Bisnis perbankan di Indonesia saat ini secara umum relatif stabil, dalam arti sejak terjadinya krisis moneter 1998, belum ada lagi kejadian yang membangkrutkan beberapa bank sekaligus.
Memang, satu atau dua bank ada yang menghadapi masalah besar, tapi ini bersifat case by case, bukan gejala yang menimpa mayoritas perbankan nasional.
Beberapa pengamat ekonomi memperkirakan masa depan perbankan tidaklah cerah, karena begitu dominannya pengaruh financial technology (fintech).
Faktanya, sekarang orang yang datang ke kantor bank sudah semakin sedikit, karena semua kebutuhan transaksinya bisa dipenuhi melalui ponsel sambil rebahan di rumah.
Tapi, banyak bank yang dengan cerdas ikut masuk ke bisnis fintech, sehingga yang terjadi bukan persaingan yang mematikan, melainkan kolaborasi.
Persoalannya, apakah bank yang punya kemampuan fintech akan jadi bank yang spesialis di bidang pelayanan fintech, atau menjadi bank generalis dan fintech hanya menjadi salah satu bisnisnya.
Bank Jago menjadi contoh bank spesialis dan menyebutkan banknya sebagai bank digital. Bank ini terintegrasi dengan pelayanan aplikasi Gojek.

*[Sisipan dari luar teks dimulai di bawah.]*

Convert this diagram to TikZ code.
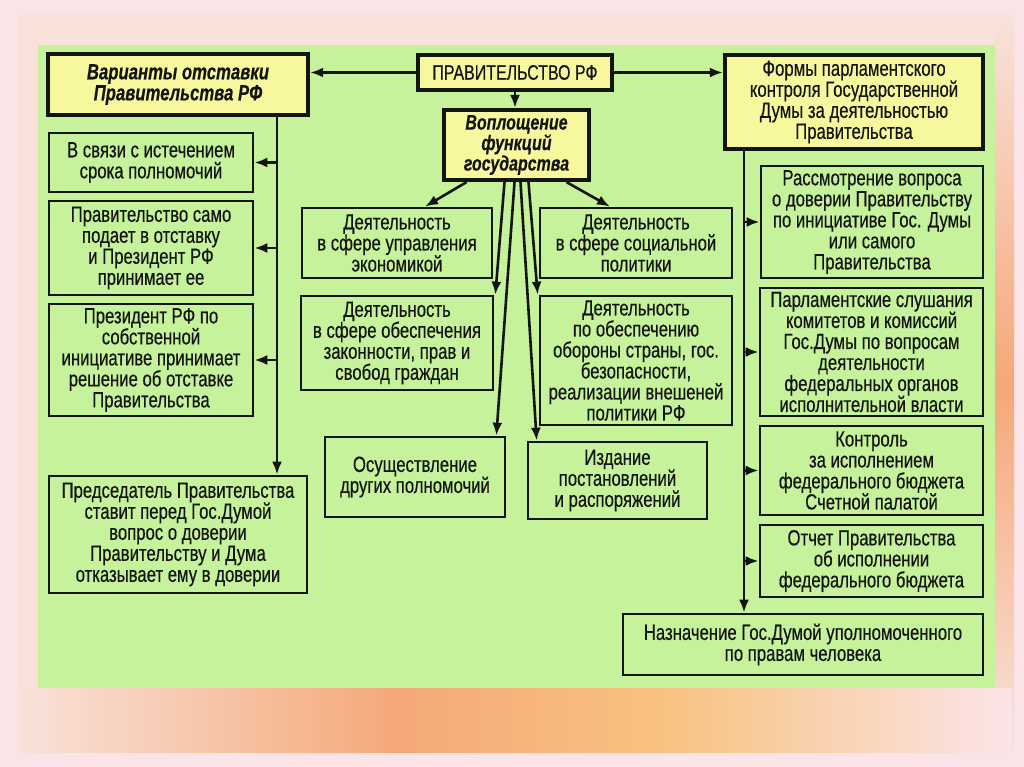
\documentclass[tikz,border=0pt]{standalone}
\usepackage{fontspec}
\setmainfont[FakeStretch=0.76,FakeBold=0.4]{Liberation Sans}
\usetikzlibrary{arrows.meta,calc}
\definecolor{panel}{HTML}{C5F29A}
\definecolor{ylw}{HTML}{F7F79E}
\definecolor{bgpink}{HTML}{FBE4E8}
\definecolor{bgpeach}{HTML}{F8E2DA}
\definecolor{orng}{HTML}{F5A878}
\definecolor{orngy}{HTML}{F8C27E}
\definecolor{ink}{HTML}{141414}
\begin{document}
\begin{tikzpicture}[x=1pt,y=-1pt,
  box/.style={draw=ink, line width=2.7pt, fill=panel, align=center, inner sep=0pt, text=ink,
              font=\fontsize{22}{21}\selectfont},
  ybox/.style={box, fill=ylw, line width=4.2pt},
  arr/.style={draw=ink, line width=2.6pt, -{Latex[length=13pt,width=10pt]}}]
\useasboundingbox (0,0) rectangle (1024,767);
% background
\fill[bgpink] (0,0) rectangle (1024,767);
\fill[bgpeach] (18,14) rectangle (1012,752);
\shade[top color=bgpeach, bottom color=bgpeach, middle color=orng] (995,20) rectangle (1014,750);
\shade[left color=bgpeach, right color=orng] (18,688) rectangle (400,752);
\shade[left color=orng, right color=orngy] (400,688) rectangle (660,752);
\shade[left color=orngy, right color=bgpink] (660,688) rectangle (1012,752);
\fill[panel] (38,45) rectangle (995,688);

% top row
\node[ybox, minimum width=194pt, minimum height=35pt, font=\fontsize{21}{21}\selectfont]
  (gov) at (515,72.5) {ПРАВИТЕЛЬСТВО РФ};
\node[ybox, minimum width=260pt, minimum height=61pt, font=\fontsize{22}{21}\selectfont\bfseries\itshape]
  (var) at (178,84.5) {Варианты отставки\\Правительства РФ};
\node[ybox, minimum width=145pt, minimum height=70pt, font=\fontsize{21}{20.5}\selectfont\bfseries\itshape]
  (emb) at (516.5,145) {Воплощение\\функций\\государства};
\node[ybox, minimum width=258pt, minimum height=94pt]
  (forms) at (854,102) {Формы парламентского\\контроля Государственной\\Думы за деятельностью\\Правительства};

% left column
\node[box, minimum width=204pt, minimum height=59pt] (b1) at (151,162.5)
  {В связи с истечением\\срока полномочий};
\node[box, minimum width=204pt, minimum height=94pt] (b2) at (151,248)
  {Правительство само\\подает в отставку\\и Президент РФ\\принимает ее};
\node[box, minimum width=204pt, minimum height=112pt] (b3) at (151,360)
  {Президент РФ по\\собственной\\инициативе принимает\\решение об отставке\\Правительства};
\node[box, minimum width=258pt, minimum height=117pt] (chair) at (178,534.5)
  {Председатель Правительства\\ставит перед Гос.Думой\\вопрос о доверии\\Правительству и Дума\\отказывает ему в доверии};

% centre
\node[box, minimum width=190pt, minimum height=70pt] (c1) at (397,243)
  {Деятельность\\в сфере управления\\экономикой};
\node[box, minimum width=192pt, minimum height=70pt] (c2) at (636,243)
  {Деятельность\\в сфере социальной\\политики};
\node[box, minimum width=192pt, minimum height=94pt] (c3) at (397,343)
  {Деятельность\\в сфере обеспечения\\законности, прав и\\свобод граждан};
\node[box, minimum width=192pt, minimum height=129pt] (c4) at (636,360.5)
  {Деятельность\\по обеспечению\\обороны страны, гос.\\безопасности,\\реализации внешеней\\политики РФ};
\node[box, minimum width=180pt, minimum height=80pt] (c5) at (415,477)
  {Осуществление\\других полномочий};
\node[box, minimum width=179pt, minimum height=77pt] (c6) at (617.5,480.5)
  {Издание\\постановлений\\и распоряжений};

% right column
\node[box, minimum width=222pt, minimum height=112pt] (r1) at (872,222)
  {Рассмотрение вопроса\\о доверии Правительству\\по инициативе Гос. Думы\\или самого\\Правительства};
\node[box, minimum width=223pt, minimum height=128pt] (r2) at (871.5,352)
  {Парламентские слушания\\комитетов и комиссий\\Гос.Думы по вопросам\\деятельности\\федеральных органов\\исполнительной власти};
\node[box, minimum width=223pt, minimum height=89pt] (r3) at (871.5,470.5)
  {Контроль\\за исполнением\\федерального бюджета\\Счетной палатой};
\node[box, minimum width=223pt, minimum height=72pt] (r4) at (871.5,561)
  {Отчет Правительства\\об исполнении\\федерального бюджета};
\node[box, minimum width=360pt, minimum height=61pt] (r5) at (803,644.5)
  {Назначение Гос.Думой уполномоченного\\по правам человека};

% connectors from the top
\draw[arr] (gov.west) -- (var.east |- gov.west);
\draw[arr] (gov.east) -- (forms.west |- gov.east);
\draw[arr] (gov.south) -- (gov.south |- emb.north);

% left trunk
\coordinate (lt) at (277,117);
\draw[arr] (lt) -- (lt |- chair.north);
\draw[arr] (lt |- b1.east) -- (b1.east);
\draw[arr] (lt |- b2.east) -- (b2.east);
\draw[arr] (lt |- b3.east) -- (b3.east);

% right trunk
\coordinate (rt) at (744,151);
\draw[arr] (rt) -- (rt |- r5.north);
\draw[arr] (rt |- r1.west) -- (r1.west);
\draw[arr] (rt |- r2.west) -- (r2.west);
\draw[arr] (rt |- r3.west) -- (r3.west);
\draw[arr] (rt |- r4.west) -- (r4.west);

% centre fan
\draw[arr] ([xshift=-50pt]emb.south) -- ([xshift=28pt]c1.north);
\draw[arr] ([xshift=50pt]emb.south) -- ([xshift=-26pt]c2.north);
\draw[arr] ([xshift=-12pt]emb.south) -- ([xshift=1pt]c3.north east);
\draw[arr] ([xshift=-2pt]emb.south) -- ([xshift=-10pt]c5.north east);
\draw[arr] ([xshift=4pt]emb.south) -- ([xshift=10pt]c6.north west);
\draw[arr] ([xshift=12pt]emb.south) -- ([xshift=-1pt]c4.north west);
\end{tikzpicture}
\end{document}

Bank-bank papan atas rata-rata mengakuisisi bank kecil dan menjadikannya sebagai anak perusahan dengan spesialisasi bank digital. Contohnya, Bank Rakyat Indonesia (BRI) punya anak perusahaan Bank Raya.
Berbicara soal bank spesialis versus bank generalis, ini sebenarnya soal klasik yang perlu diperhatikan manajemen bank dalam mengembangkan bisnisnya.
Jika bank melayani semua segmen dan menyediakan semua produk perbankan, disebut sebagai generalis. Jika fokus ke segmen tertentu disebut sebagai spesialis.